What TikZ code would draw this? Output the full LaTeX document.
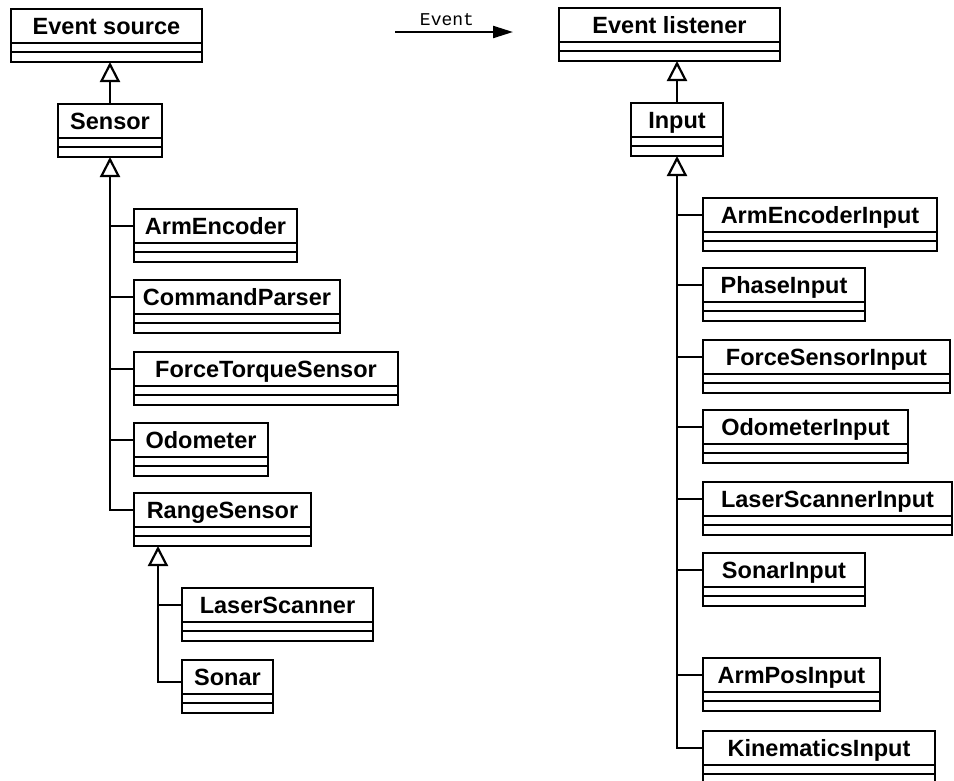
\documentclass[tikz,border=0pt]{standalone}
\usepackage{fontspec}
\setmainfont{Liberation Sans}
\newfontfamily\codefont{Liberation Mono}
\usetikzlibrary{arrows.meta,calc}

\tikzset{
  uml/.style={line width=2.2pt},
  clsname/.style={draw, uml, inner sep=0pt, outer sep=0pt, minimum height=34pt,
    anchor=north west, font=\fontsize{23.5}{27}\selectfont\bfseries,
    text height=16.5pt, text depth=0pt},
  clscomp/.style={draw, uml, inner sep=0pt, outer sep=0pt, anchor=north},
  inherit/.style={uml, -{Triangle[open, length=20pt, width=20pt]}},
  msgarrow/.style={uml, -{Triangle[length=20pt, width=12pt]}},
}

% class box: name, left x, top y, width, label
\newcommand\umlclass[5]{%
  \node[clsname, minimum width=#4pt] (#1) at (#2,#3) {#5};
  \node[clscomp, minimum width=#4pt, minimum height=9pt] (#1-a) at (#1.south) {};
  \node[clscomp, minimum width=#4pt, minimum height=10pt] (#1-b) at (#1-a.south) {};
}

\begin{document}
\begin{tikzpicture}[x=1pt, y=-1pt]
  \useasboundingbox (0,0) rectangle (954,780);

  % source hierarchy
  \umlclass{src}{11}{9}{191}{Event source}
  \umlclass{sensor}{58}{104}{104}{Sensor}
  \umlclass{armenc}{134}{209}{163}{ArmEncoder}
  \umlclass{cmdparser}{134}{280}{206}{CommandParser}
  \umlclass{forcetorque}{134}{352}{264}{ForceTorqueSensor}
  \umlclass{odometer}{134}{423}{134}{Odometer}
  \umlclass{rangesensor}{134}{493}{177}{RangeSensor}
  \umlclass{laserscanner}{182}{588}{191}{LaserScanner}
  \umlclass{sonar}{182}{660}{91}{Sonar}

  % listener hierarchy
  \umlclass{listener}{559}{8}{221}{Event listener}
  \umlclass{input}{631}{103}{92}{Input}
  \umlclass{armencin}{703}{198}{234}{ArmEncoderInput}
  \umlclass{phasein}{703}{268}{162}{PhaseInput}
  \umlclass{forcein}{703}{340}{247}{ForceSensorInput}
  \umlclass{odomin}{703}{410}{205}{OdometerInput}
  \umlclass{laserin}{703}{482}{249}{LaserScannerInput}
  \umlclass{sonarin}{703}{553}{162}{SonarInput}
  \umlclass{armposin}{703}{658}{177}{ArmPosInput}
  \umlclass{kinin}{703}{731}{232}{KinematicsInput}

  % generalisations, source side: one trunk per parent, short branches to it
  \draw[inherit] (sensor.north) -- (sensor.north |- src-b.south);
  \draw[inherit] (rangesensor.west) -| (sensor-b.south);
  \foreach \c in {armenc,cmdparser,forcetorque,odometer}
    \draw[uml] (\c.west) -- (\c.west -| sensor-b.south);
  \coordinate (rstip) at ([xshift=24pt]rangesensor-b.south west);
  \draw[inherit] ([yshift=-5pt]sonar.west) -| (rstip);
  \draw[uml] (laserscanner.west) -- (laserscanner.west -| rstip);

  % generalisations, listener side
  \draw[inherit] (input.north) -- (input.north |- listener-b.south);
  \draw[inherit] (kinin.west) -| (input-b.south);
  \foreach \c in {armencin,phasein,forcein,odomin,laserin,sonarin,armposin}
    \draw[uml] (\c.west) -- (\c.west -| input-b.south);

  % event flow
  \coordinate (evfrom) at (395,32);
  \coordinate (evto) at (513,32);
  \draw[msgarrow] (evfrom) -- (evto);
  \node[font=\codefont\fontsize{18}{20}\selectfont, inner sep=0pt] (evlabel) at (447,20) {Event};
\end{tikzpicture}
\end{document}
☆ ☆ ☆ ☆ ☆
▶ What needs to be done
Repeat the data in full and exactly. Omit pictures.

▶ Task response
What TikZ code would draw this? Output the full LaTeX document.
\documentclass[tikz,border=0pt]{standalone}
\usepackage{fontspec}
\setmainfont{Liberation Sans}
\newfontfamily\codefont{Liberation Mono}
\usetikzlibrary{arrows.meta,calc}

\tikzset{
  uml/.style={line width=2.2pt},
  clsname/.style={draw, uml, inner sep=0pt, outer sep=0pt, minimum height=34pt,
    anchor=north west, font=\fontsize{23.5}{27}\selectfont\bfseries,
    text height=16.5pt, text depth=0pt},
  clscomp/.style={draw, uml, inner sep=0pt, outer sep=0pt, anchor=north},
  inherit/.style={uml, -{Triangle[open, length=20pt, width=20pt]}},
  msgarrow/.style={uml, -{Triangle[length=20pt, width=12pt]}},
}

% class box: name, left x, top y, width, label
\newcommand\umlclass[5]{%
  \node[clsname, minimum width=#4pt] (#1) at (#2,#3) {#5};
  \node[clscomp, minimum width=#4pt, minimum height=9pt] (#1-a) at (#1.south) {};
  \node[clscomp, minimum width=#4pt, minimum height=10pt] (#1-b) at (#1-a.south) {};
}

\begin{document}
\begin{tikzpicture}[x=1pt, y=-1pt]
  \useasboundingbox (0,0) rectangle (954,780);

  % source hierarchy
  \umlclass{src}{11}{9}{191}{Event source}
  \umlclass{sensor}{58}{104}{104}{Sensor}
  \umlclass{armenc}{134}{209}{163}{ArmEncoder}
  \umlclass{cmdparser}{134}{280}{206}{CommandParser}
  \umlclass{forcetorque}{134}{352}{264}{ForceTorqueSensor}
  \umlclass{odometer}{134}{423}{134}{Odometer}
  \umlclass{rangesensor}{134}{493}{177}{RangeSensor}
  \umlclass{laserscanner}{182}{588}{191}{LaserScanner}
  \umlclass{sonar}{182}{660}{91}{Sonar}

  % listener hierarchy
  \umlclass{listener}{559}{8}{221}{Event listener}
  \umlclass{input}{631}{103}{92}{Input}
  \umlclass{armencin}{703}{198}{234}{ArmEncoderInput}
  \umlclass{phasein}{703}{268}{162}{PhaseInput}
  \umlclass{forcein}{703}{340}{247}{ForceSensorInput}
  \umlclass{odomin}{703}{410}{205}{OdometerInput}
  \umlclass{laserin}{703}{482}{249}{LaserScannerInput}
  \umlclass{sonarin}{703}{553}{162}{SonarInput}
  \umlclass{armposin}{703}{658}{177}{ArmPosInput}
  \umlclass{kinin}{703}{731}{232}{KinematicsInput}

  % generalisations, source side: one trunk per parent, short branches to it
  \draw[inherit] (sensor.north) -- (sensor.north |- src-b.south);
  \draw[inherit] (rangesensor.west) -| (sensor-b.south);
  \foreach \c in {armenc,cmdparser,forcetorque,odometer}
    \draw[uml] (\c.west) -- (\c.west -| sensor-b.south);
  \coordinate (rstip) at ([xshift=24pt]rangesensor-b.south west);
  \draw[inherit] ([yshift=-5pt]sonar.west) -| (rstip);
  \draw[uml] (laserscanner.west) -- (laserscanner.west -| rstip);

  % generalisations, listener side
  \draw[inherit] (input.north) -- (input.north |- listener-b.south);
  \draw[inherit] (kinin.west) -| (input-b.south);
  \foreach \c in {armencin,phasein,forcein,odomin,laserin,sonarin,armposin}
    \draw[uml] (\c.west) -- (\c.west -| input-b.south);

  % event flow
  \coordinate (evfrom) at (395,32);
  \coordinate (evto) at (513,32);
  \draw[msgarrow] (evfrom) -- (evto);
  \node[font=\codefont\fontsize{18}{20}\selectfont, inner sep=0pt] (evlabel) at (447,20) {Event};
\end{tikzpicture}
\end{document}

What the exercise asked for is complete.